[Start DATA PROVIDED]

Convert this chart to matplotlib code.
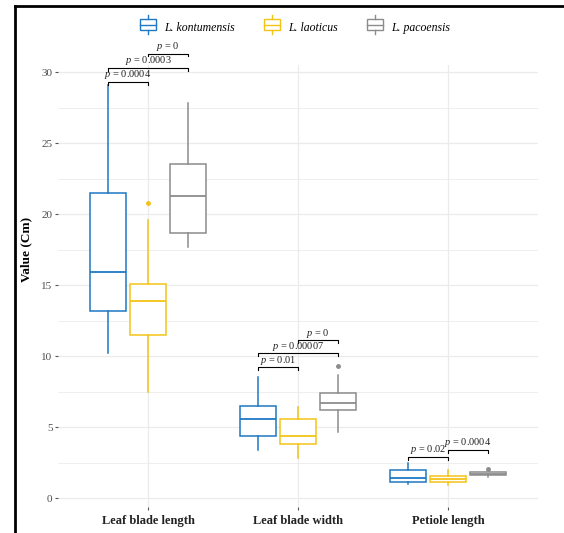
import numpy as np
import matplotlib.pyplot as plt
from matplotlib.lines import Line2D
from matplotlib.patches import Rectangle
from matplotlib.legend_handler import HandlerBase

plt.rcParams['font.family'] = ['Liberation Serif', 'DejaVu Serif']
plt.rcParams['mathtext.fontset'] = 'custom'
plt.rcParams['mathtext.it'] = 'Liberation Serif:italic'
plt.rcParams['mathtext.rm'] = 'Liberation Serif'

# данные
categories = ["Leaf blade length", "Leaf blade width", "Petiole length"]
species = ["L. kontumensis", "L. laoticus", "L. pacoensis"]
colors = ["#1F78C4", "#F2C418", "#8C8C8C"]

whislo = [[10.2, 3.4, 1.0], [7.5, 2.8, 0.92], [17.7, 4.65, 1.5]]
q1 = [[13.2, 4.4, 1.13], [11.5, 3.8, 1.13], [18.7, 6.2, 1.65]]
med = [[15.95, 5.56, 1.4], [13.9, 4.4, 1.34], [21.3, 6.7, 1.72]]
q3 = [[21.5, 6.5, 1.97], [15.1, 5.56, 1.55], [23.5, 7.4, 1.8]]
whishi = [[29.1, 8.5, 2.46], [19.6, 6.4, 2.0], [27.8, 8.66, 1.85]]
fliers = [[[], [], []], [[20.8], [], []], [[], [9.3], [2.05]]]

# (категория, вид 1, вид 2, высота скобки, p)
comparisons = [
    (0, 0, 1, 29.3, "0.0004"),
    (0, 0, 2, 30.3, "0.0003"),
    (0, 1, 2, 31.3, "0"),
    (1, 0, 1, 9.2, "0.01"),
    (1, 0, 2, 10.2, "0.00007"),
    (1, 1, 2, 11.1, "0"),
    (2, 0, 1, 2.9, "0.02"),
    (2, 1, 2, 3.4, "0.0004"),
]

offset = 0.267
box_w = 0.235

fig = plt.figure(figsize=(5.64, 5.33), dpi=100)
ax = fig.add_axes([58 / 564, 1 - 507 / 533, 480 / 564, 442 / 533])

for s in range(3):
    stats = []
    for c in range(3):
        stats.append(dict(med=med[s][c], q1=q1[s][c], q3=q3[s][c],
                          whislo=whislo[s][c], whishi=whishi[s][c],
                          fliers=fliers[s][c]))
    pos = [c + 1 + (s - 1) * offset for c in range(3)]
    col = colors[s]
    ax.bxp(stats, positions=pos, widths=box_w, showcaps=False, patch_artist=True,
           boxprops=dict(facecolor='white', edgecolor=col, linewidth=1.1),
           medianprops=dict(color=col, linewidth=1.3),
           whiskerprops=dict(color=col, linewidth=1.1),
           flierprops=dict(marker='o', markerfacecolor=col, markeredgecolor=col,
                           markersize=2.5), zorder=3)

tick = 0.2
for c, a, b, y, p in comparisons:
    x1 = c + 1 + (a - 1) * offset
    x2 = c + 1 + (b - 1) * offset
    ax.plot([x1, x1, x2, x2], [y - tick, y, y, y - tick], color='black', lw=0.8,
            zorder=4, clip_on=False)
    ax.text((x1 + x2) / 2, y + 0.05, "$p$ = " + p, ha='center', va='bottom',
            fontsize=7.5, color='#222222', zorder=5, clip_on=False)

ax.set_xlim(0.4, 3.6)
ax.set_ylim(-0.63, 30.5)
ax.set_xticks([1, 2, 3])
ax.set_xticklabels(categories, fontweight='bold', fontsize=9, color='#222222')
ax.set_yticks(np.arange(0, 31, 5))
ax.set_yticks(np.arange(2.5, 30, 5), minor=True)
ax.tick_params(axis='y', which='major', length=2, color='#555555', labelcolor='#4D4D4D',
               labelsize=8, pad=2)
ax.tick_params(axis='y', which='minor', length=0)
ax.tick_params(axis='x', length=2, color='#555555', pad=4)
ax.grid(True, which='major', color='#EBEBEB', lw=0.9)
ax.grid(True, which='minor', axis='y', color='#EBEBEB', lw=0.6)
ax.set_axisbelow(True)
for sp in ax.spines.values():
    sp.set_visible(False)
fig.text(26 / 564, 1 - 249 / 533, "Value (Cm)", rotation=90, ha='center', va='center',
         fontweight='bold', fontsize=9.5)


class BoxHandler(HandlerBase):
    def create_artists(self, legend, orig, xd, yd, w, h, fontsize, trans):
        col = orig.get_edgecolor()
        cx = xd + w / 2
        bw = w * 0.9
        r = Rectangle((cx - bw / 2, yd), bw, h, facecolor='white', edgecolor=col,
                      lw=1.0, transform=trans)
        m = Line2D([cx - bw / 2, cx + bw / 2], [yd + h / 2] * 2, color=col, lw=1.0, transform=trans)
        w1 = Line2D([cx, cx], [yd + h, yd + h + 3], color=col, lw=1.0, transform=trans)
        w2 = Line2D([cx, cx], [yd, yd - 3], color=col, lw=1.0, transform=trans)
        return [r, m, w1, w2]


handles = [Rectangle((0, 0), 1, 1, facecolor='white', edgecolor=c) for c in colors]
fig.legend(handles, species, handler_map={Rectangle: BoxHandler()}, loc='center',
           bbox_to_anchor=(0.522, 1 - 28 / 533), ncol=3, frameon=False,
           prop=dict(style='italic', size=8.5), handlelength=1.5, handleheight=1.0,
           columnspacing=2.4, handletextpad=0.6)

# чёрная рамка слева и сверху
fig.add_artist(Line2D([15 / 564, 15 / 564], [0, 1 - 6 / 533], color='black', lw=2))
fig.add_artist(Line2D([15 / 564, 563 / 564], [1 - 6 / 533, 1 - 6 / 533], color='black', lw=2))

fig.savefig("out.png", dpi=100)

[End DATA PROVIDED]

**STATED EXERCISE**
Tally the lines of the listing above that include the word "matplotlib". Answer with the number alone.

**REPLY**
5